FRUITVALE STATION written and directed by Ryan Coogler, with Michael B. Jordan, Melonie Diaz, Octavia Spencer and Kevin Durand. An Alliance Films release. 95 minutes. Opens Friday (July 26). For venues and times, see listings.
Ryan Coogler's Fruitvale Station recounts the last day in the life of Oscar Grant, a young man from the San Francisco Bay Area who was shot dead early on New Year's Day 2009 by transit police who'd already handcuffed him and placed him on his stomach on the platform at Oakland's Fruitvale Station after an altercation on a train.
Coogler wasn't interested in making a movie solely about institutional racism or class barriers in America - though those were certainly factors in Grant's death.
"What I wanted to do was tell Oscar's story, and so often Oscar's story became that platform, you know what I mean?" says the director on the phone from New York City. "It became arguments over what happened on that platform, [whereas] the greatest tragedy to me is that this guy didn't make it home to his loved ones."
That meant showing us, through flashbacks and intimate moments, who Oscar Grant was to his friends and family.
"I wanted the film to put the audience in a close proximity with Oscar," Coogler says, "to the point where they feel what it's like to know him and to care about him.

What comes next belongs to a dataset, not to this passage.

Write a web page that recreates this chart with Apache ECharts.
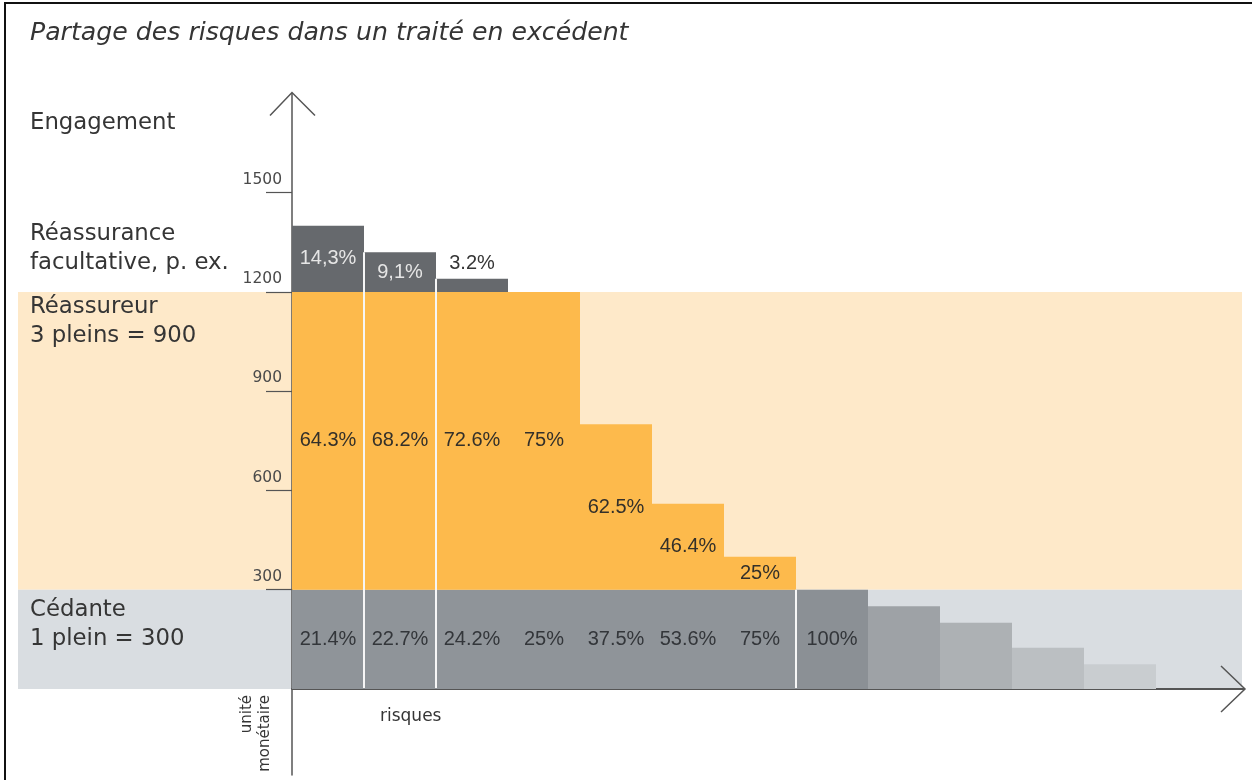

Once you spend that kind of time with [someone] and know what they're going through, it's human nature to have some kind of empathy for them."
To that end, Coogler set out to cast rising star Michael B. Jordan - who broke out as the doomed Wallace in the first season of The Wire - to embody Grant in all his contradictions.
"I was really very sure in the writing of the script that he was my guy," Coogler says. "He's just such a great actor, you know? He could play so many layers. He's someone I always felt an instant connection to. Chronicle and Red Tails came out when I was writing the script, and I was wishing the camera would stay with him when it followed somebody else. I'd be like, ‘Man, I want to follow that guy!'"
Coogler worked closely with Grant's family to shape the script.
"I basically did all the research through them. There was a lot of trust and a lot of freedom. I would communicate with them about things that would come up in the film. And it wasn't all positive things that came up, which was not easy for them."
These included Grant's selling drugs, and throwing himself into the fight that would lead to his death.
"But you know, you put that in because that's what he was doing at the time."